(EXERCISE)
Please print exactly the lines below, from the start of the material up to and including the line with "import matplotlib.pyplot as plt", but none of the pictures.

(MATERIAL)
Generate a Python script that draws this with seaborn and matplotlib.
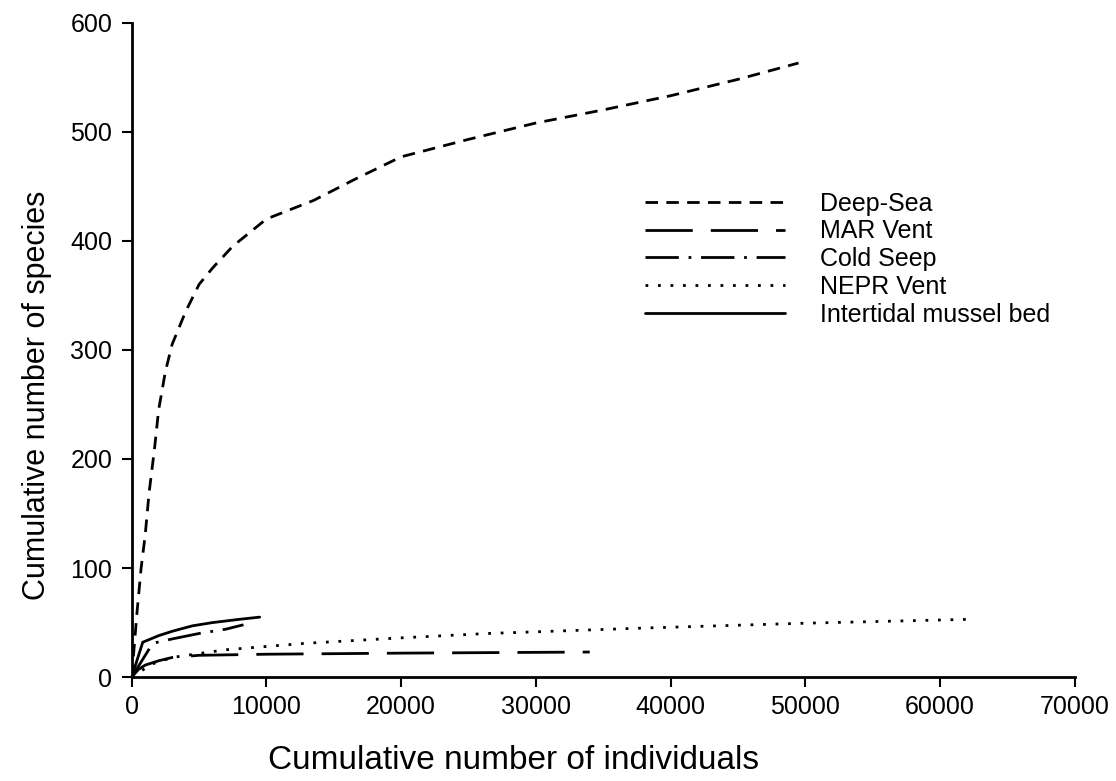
import pandas as pd
import seaborn as sns
import matplotlib.pyplot as plt

# values
deep_x = [0, 200, 400, 700, 1000, 1300, 1700, 2000, 2500, 3000, 4000, 5000, 6000, 7500,
          10000, 13500, 16500, 20000, 25000, 30000, 35000, 40000, 45000, 49500]
deep_y = [0, 30, 60, 100, 130, 170, 210, 245, 280, 305, 335, 360, 375, 395,
          420, 437, 456, 477, 493, 508, 520, 533, 548, 563]
mar_x = [0, 500, 1000, 2000, 3000, 5000, 10000, 20000, 34000]
mar_y = [0, 7, 11, 15, 18, 20, 21, 22, 23]
seep_x = [0, 1560, 3000, 5000, 7000, 8300]
seep_y = [0, 31, 35, 40, 44, 48]
nepr_x = [0, 1500, 3000, 6900, 12900, 20000, 26400, 38000, 50200, 62200]
nepr_y = [0, 12, 18, 25, 31, 36, 40, 45, 49.5, 53]
mussel_x = [0, 820, 2000, 3000, 4500, 6000, 8000, 9500]
mussel_y = [0, 32, 38, 42, 47, 50, 53, 55]

names = ["Deep-Sea", "MAR Vent", "Cold Seep", "NEPR Vent", "Intertidal mussel bed"]
xs = [deep_x, mar_x, seep_x, nepr_x, mussel_x]
ys = [deep_y, mar_y, seep_y, nepr_y, mussel_y]

rows = []
for n, xx, yy in zip(names, xs, ys):
    for a, b in zip(xx, yy):
        rows.append({"site": n, "ind": a, "spp": b})
df = pd.DataFrame(rows)

sns.set_style("ticks")
plt.rcParams['font.family'] = ['Liberation Sans', 'DejaVu Sans']
plt.rcParams['text.color'] = 'black'
plt.rcParams['axes.labelcolor'] = 'black'

fig = plt.figure(figsize=(11.16, 7.81), dpi=100)
ax = fig.add_axes([0.118, 0.133, 0.845, 0.838])

dash_map = {"Deep-Sea": (4.5, 3), "MAR Vent": (17, 6.5), "Cold Seep": (12, 3.5, 1, 3.5),
            "NEPR Vent": (1, 3.5), "Intertidal mussel bed": ""}
sns.lineplot(data=df, x="ind", y="spp", style="site", style_order=names, dashes=dash_map,
             color="black", linewidth=2, estimator=None, sort=False, ax=ax)

ax.set_xlim(0, 70000)
ax.set_ylim(0, 600)
ax.set_xticks(range(0, 70001, 10000))
ax.set_yticks(range(0, 601, 100))
ax.tick_params(axis="both", labelsize=18, length=7, width=1.5, colors="black")
ax.tick_params(axis="x", pad=6)
ax.tick_params(axis="y", pad=7)
for s in ["left", "bottom"]:
    ax.spines[s].set_linewidth(2)
    ax.spines[s].set_color("black")
sns.despine(ax=ax)

ax.set_xlabel("Cumulative number of individuals", fontsize=24)
ax.set_ylabel("Cumulative number of species", fontsize=22)
# labels sit off-centre in the reference
ax.xaxis.set_label_coords(0.405, -0.103)
ax.yaxis.set_label_coords(-0.084, 0.43)

ax.legend(loc="upper left", bbox_to_anchor=(0.544, 0.742), borderaxespad=0, borderpad=0,
          frameon=False, fontsize=18, handlelength=5.6, handletextpad=1.4,
          labelspacing=0.15, title=None)

fig.savefig("out.png", dpi=100)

(EXERCISE RESULT)
Generate a Python script that draws this with seaborn and matplotlib.
import pandas as pd
import seaborn as sns
import matplotlib.pyplot as plt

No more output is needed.